++++ Exercise input ++++
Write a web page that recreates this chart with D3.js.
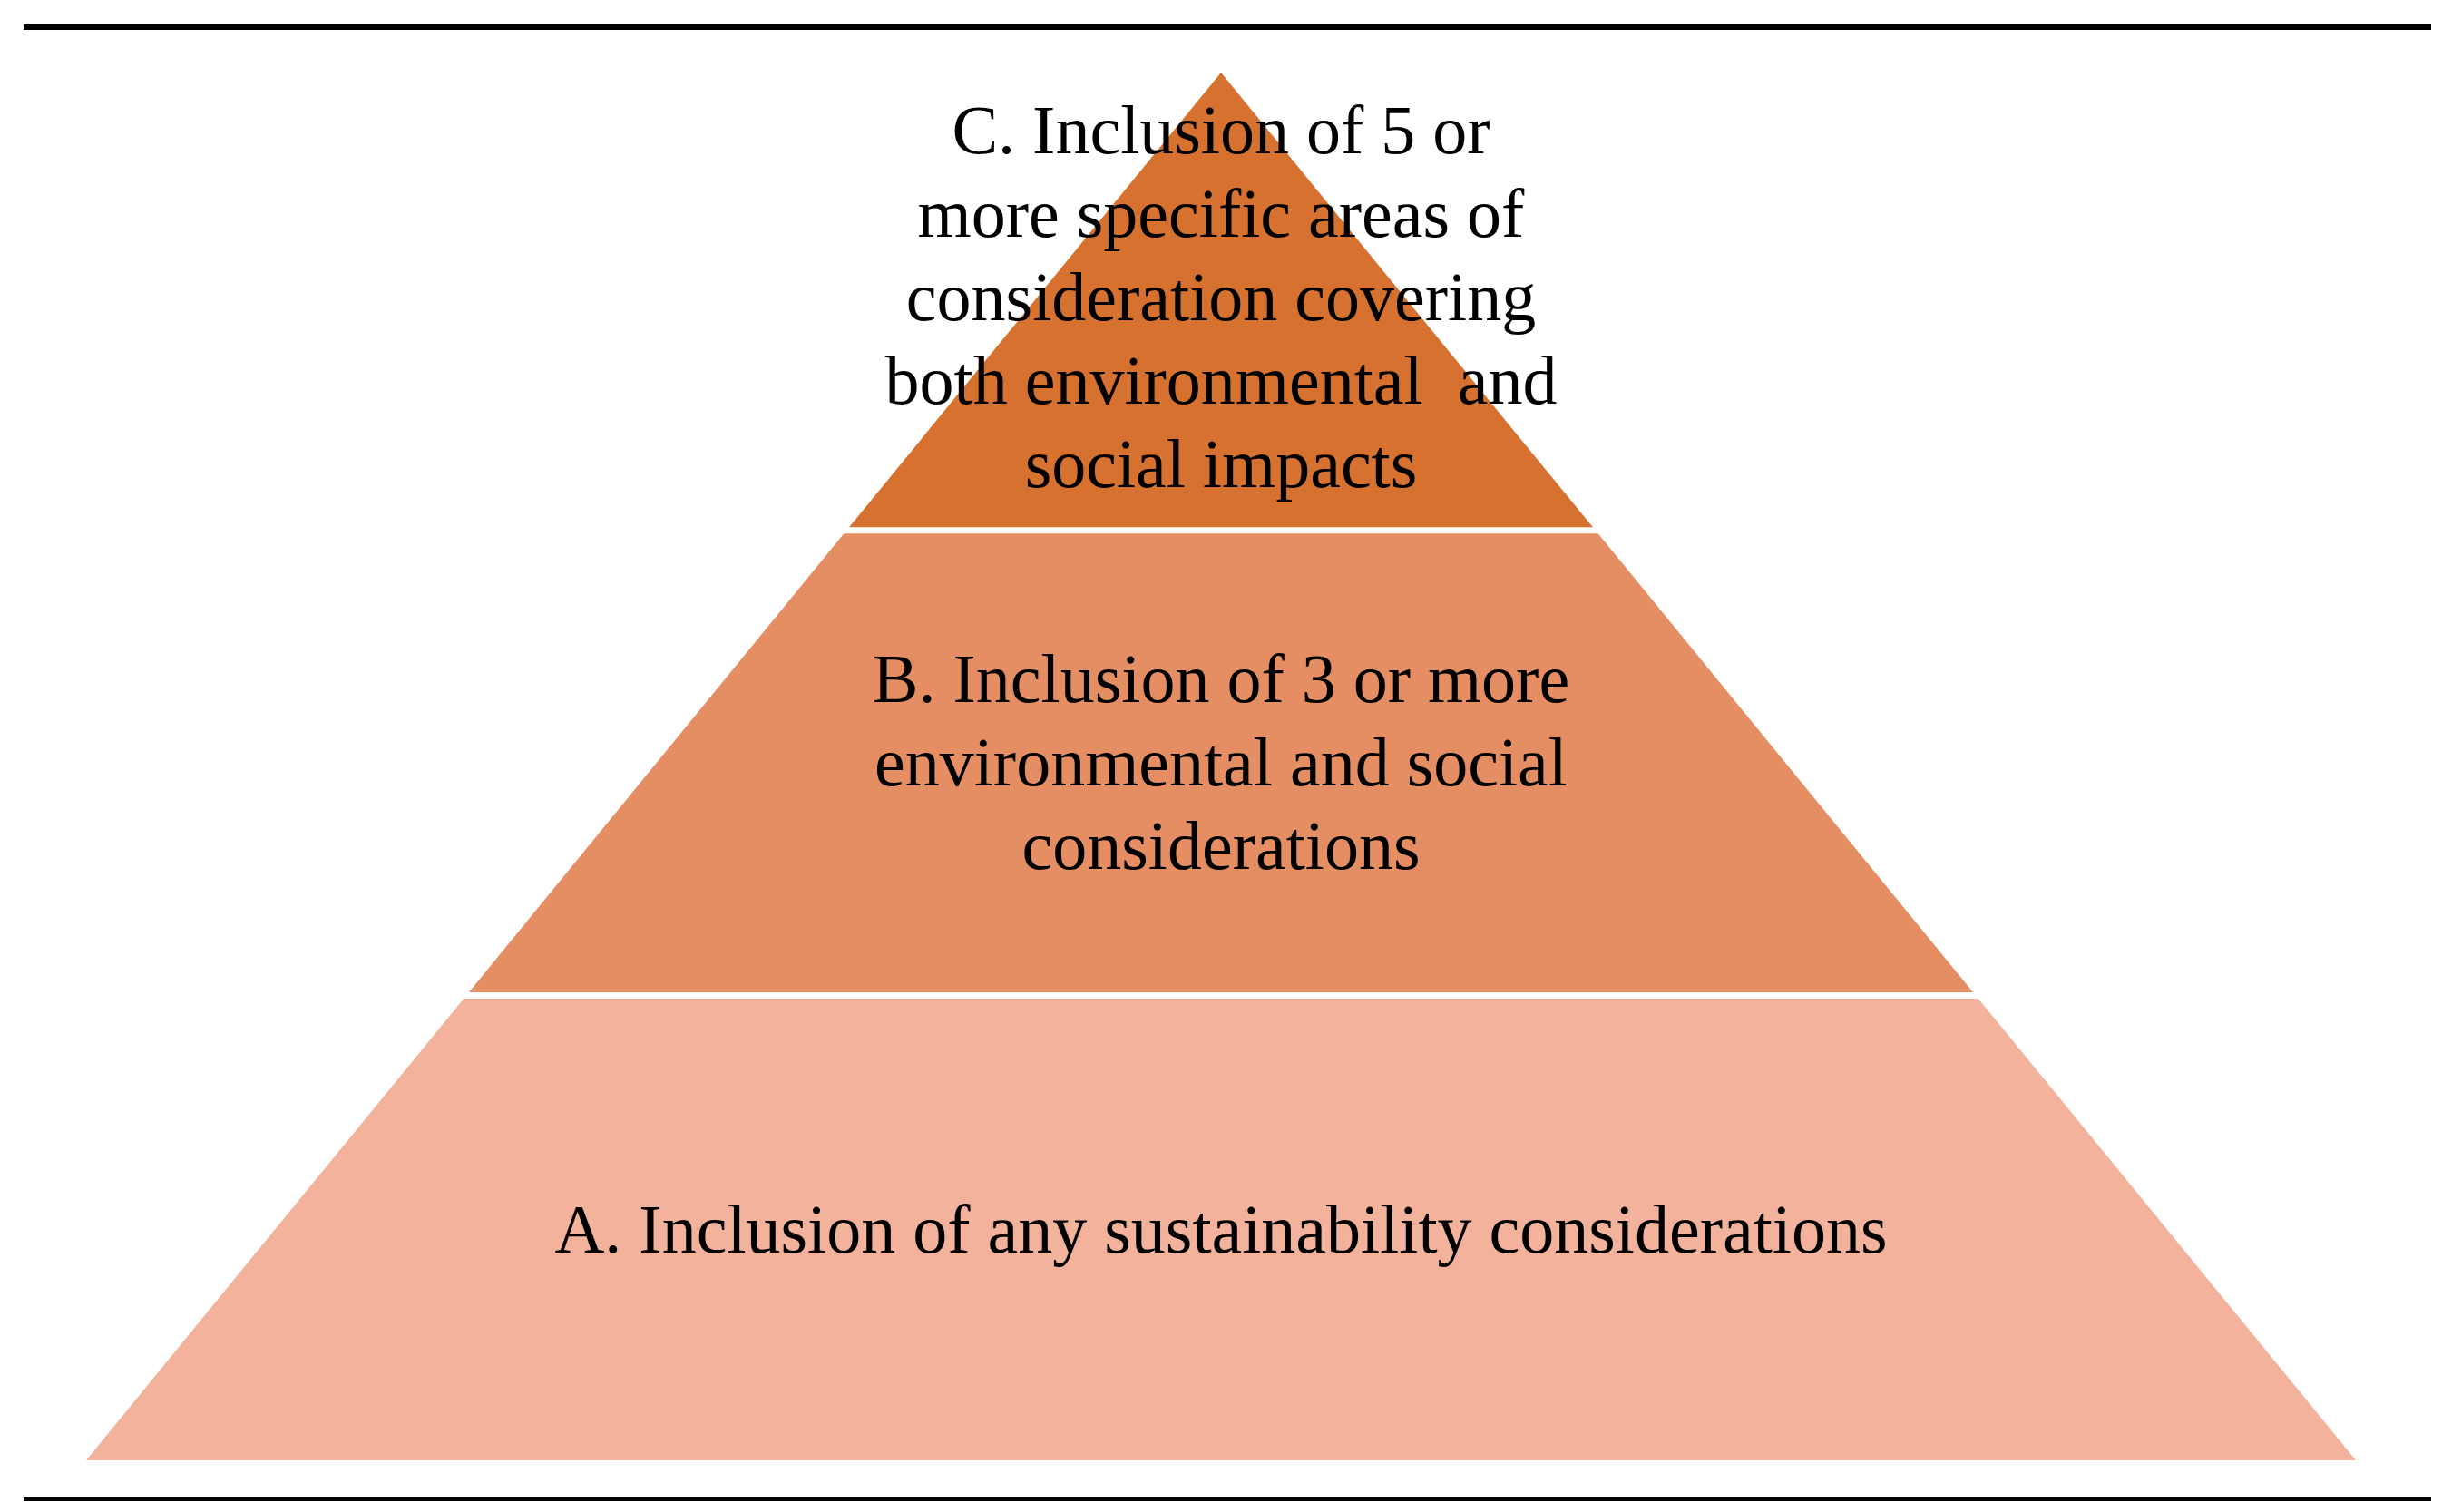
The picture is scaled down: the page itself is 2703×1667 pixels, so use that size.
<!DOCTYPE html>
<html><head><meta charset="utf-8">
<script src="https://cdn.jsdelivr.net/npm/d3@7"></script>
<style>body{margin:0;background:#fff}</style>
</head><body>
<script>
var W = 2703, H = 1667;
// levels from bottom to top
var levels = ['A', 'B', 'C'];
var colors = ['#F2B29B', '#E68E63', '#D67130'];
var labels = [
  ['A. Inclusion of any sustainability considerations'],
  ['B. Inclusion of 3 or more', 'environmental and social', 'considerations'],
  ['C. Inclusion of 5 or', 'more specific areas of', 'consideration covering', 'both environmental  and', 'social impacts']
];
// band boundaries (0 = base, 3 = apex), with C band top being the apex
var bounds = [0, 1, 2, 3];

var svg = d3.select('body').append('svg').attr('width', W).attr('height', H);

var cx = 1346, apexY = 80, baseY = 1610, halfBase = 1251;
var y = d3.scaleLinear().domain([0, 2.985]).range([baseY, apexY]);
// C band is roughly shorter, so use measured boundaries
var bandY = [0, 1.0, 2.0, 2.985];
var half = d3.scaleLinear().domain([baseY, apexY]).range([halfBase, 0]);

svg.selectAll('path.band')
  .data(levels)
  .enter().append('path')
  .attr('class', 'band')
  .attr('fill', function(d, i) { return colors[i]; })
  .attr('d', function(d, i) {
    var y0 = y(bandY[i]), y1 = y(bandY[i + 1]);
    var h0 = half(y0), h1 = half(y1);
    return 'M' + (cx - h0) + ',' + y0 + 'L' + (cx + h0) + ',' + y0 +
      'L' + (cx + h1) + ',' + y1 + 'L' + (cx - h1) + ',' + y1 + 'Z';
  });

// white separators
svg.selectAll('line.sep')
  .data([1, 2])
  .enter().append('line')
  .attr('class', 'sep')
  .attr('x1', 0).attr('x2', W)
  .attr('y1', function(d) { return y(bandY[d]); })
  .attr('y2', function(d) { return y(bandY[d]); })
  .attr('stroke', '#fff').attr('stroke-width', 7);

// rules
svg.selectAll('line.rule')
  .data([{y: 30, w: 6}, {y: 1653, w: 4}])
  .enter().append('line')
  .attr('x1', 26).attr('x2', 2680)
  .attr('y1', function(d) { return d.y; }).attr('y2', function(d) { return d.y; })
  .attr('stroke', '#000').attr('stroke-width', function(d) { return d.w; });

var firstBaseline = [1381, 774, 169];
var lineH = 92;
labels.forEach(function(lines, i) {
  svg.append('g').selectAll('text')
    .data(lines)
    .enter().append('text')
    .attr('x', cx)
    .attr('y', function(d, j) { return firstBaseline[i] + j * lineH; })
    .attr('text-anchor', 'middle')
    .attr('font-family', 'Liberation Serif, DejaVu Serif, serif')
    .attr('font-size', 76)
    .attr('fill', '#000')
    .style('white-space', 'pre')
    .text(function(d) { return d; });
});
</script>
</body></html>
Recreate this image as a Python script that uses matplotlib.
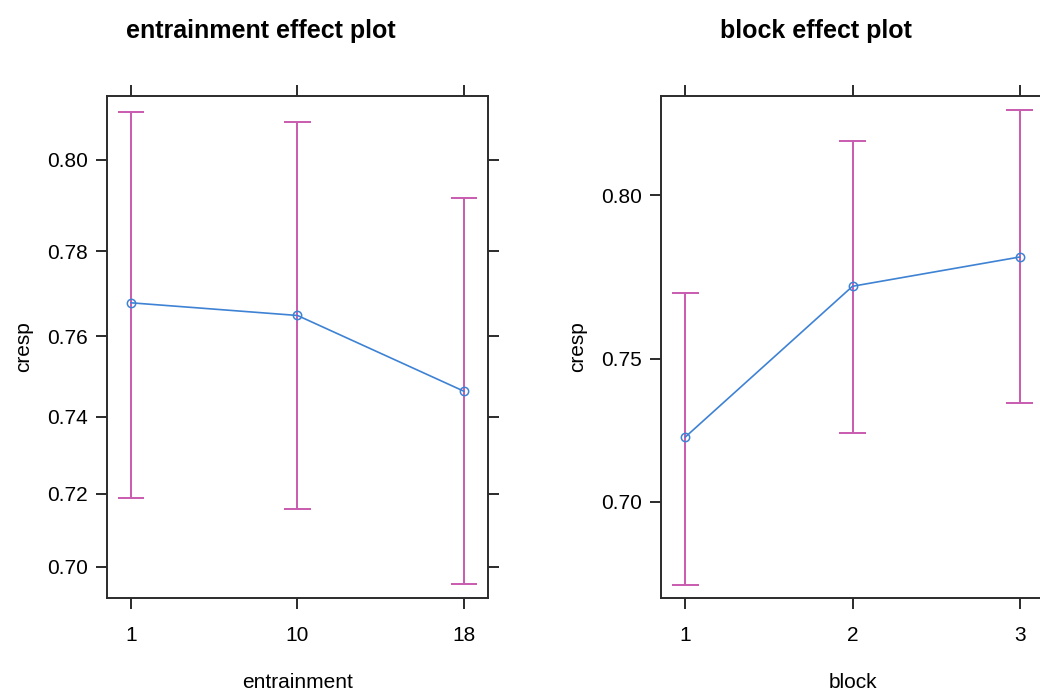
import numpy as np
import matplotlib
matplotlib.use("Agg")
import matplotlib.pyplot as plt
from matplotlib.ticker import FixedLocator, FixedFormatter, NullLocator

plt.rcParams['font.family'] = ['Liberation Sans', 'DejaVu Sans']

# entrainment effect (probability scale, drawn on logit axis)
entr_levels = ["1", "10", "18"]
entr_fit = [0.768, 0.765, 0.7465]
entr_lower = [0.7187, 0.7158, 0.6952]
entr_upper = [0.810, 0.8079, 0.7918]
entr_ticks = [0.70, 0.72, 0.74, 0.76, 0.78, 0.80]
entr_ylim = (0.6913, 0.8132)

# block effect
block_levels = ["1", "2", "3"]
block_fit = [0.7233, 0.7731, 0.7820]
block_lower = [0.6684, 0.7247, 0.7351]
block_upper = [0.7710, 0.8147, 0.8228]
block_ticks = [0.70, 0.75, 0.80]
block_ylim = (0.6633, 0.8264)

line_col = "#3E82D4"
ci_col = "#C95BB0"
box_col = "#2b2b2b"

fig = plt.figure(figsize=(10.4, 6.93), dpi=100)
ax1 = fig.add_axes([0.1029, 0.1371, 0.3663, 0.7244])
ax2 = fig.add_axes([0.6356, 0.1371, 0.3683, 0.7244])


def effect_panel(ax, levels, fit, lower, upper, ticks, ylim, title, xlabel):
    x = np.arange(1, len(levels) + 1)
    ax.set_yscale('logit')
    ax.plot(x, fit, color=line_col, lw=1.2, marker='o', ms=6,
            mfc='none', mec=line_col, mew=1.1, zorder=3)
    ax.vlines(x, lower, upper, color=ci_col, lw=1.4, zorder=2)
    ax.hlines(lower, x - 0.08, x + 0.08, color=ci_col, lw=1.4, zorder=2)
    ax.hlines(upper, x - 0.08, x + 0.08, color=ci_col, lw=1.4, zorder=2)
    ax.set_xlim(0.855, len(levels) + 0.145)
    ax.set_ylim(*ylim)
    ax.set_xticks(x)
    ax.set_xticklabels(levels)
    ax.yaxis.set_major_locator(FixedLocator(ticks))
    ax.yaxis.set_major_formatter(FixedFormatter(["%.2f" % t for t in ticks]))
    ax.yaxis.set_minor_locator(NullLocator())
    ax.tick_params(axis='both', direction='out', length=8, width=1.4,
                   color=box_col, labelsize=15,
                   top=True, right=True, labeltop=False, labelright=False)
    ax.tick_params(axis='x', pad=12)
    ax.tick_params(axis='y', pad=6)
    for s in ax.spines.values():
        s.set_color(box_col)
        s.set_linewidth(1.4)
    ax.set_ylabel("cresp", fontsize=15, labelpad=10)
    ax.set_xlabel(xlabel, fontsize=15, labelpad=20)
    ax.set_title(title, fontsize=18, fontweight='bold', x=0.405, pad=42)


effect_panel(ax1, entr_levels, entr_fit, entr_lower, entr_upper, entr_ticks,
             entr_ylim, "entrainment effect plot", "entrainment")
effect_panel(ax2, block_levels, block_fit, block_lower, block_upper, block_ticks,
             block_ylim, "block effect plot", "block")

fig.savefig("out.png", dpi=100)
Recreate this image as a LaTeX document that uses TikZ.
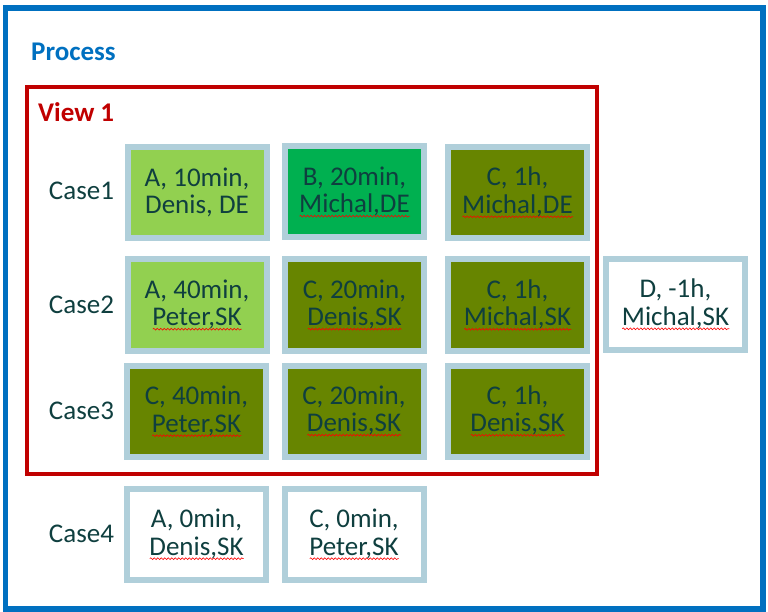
++++
Gather, from the listing above, every line carrying the word "this".

Write a web page that recreates this chart with D3.js.
Recreate this image as a Python script that uses matplotlib.
Recreate this image as a LaTeX document that uses TikZ.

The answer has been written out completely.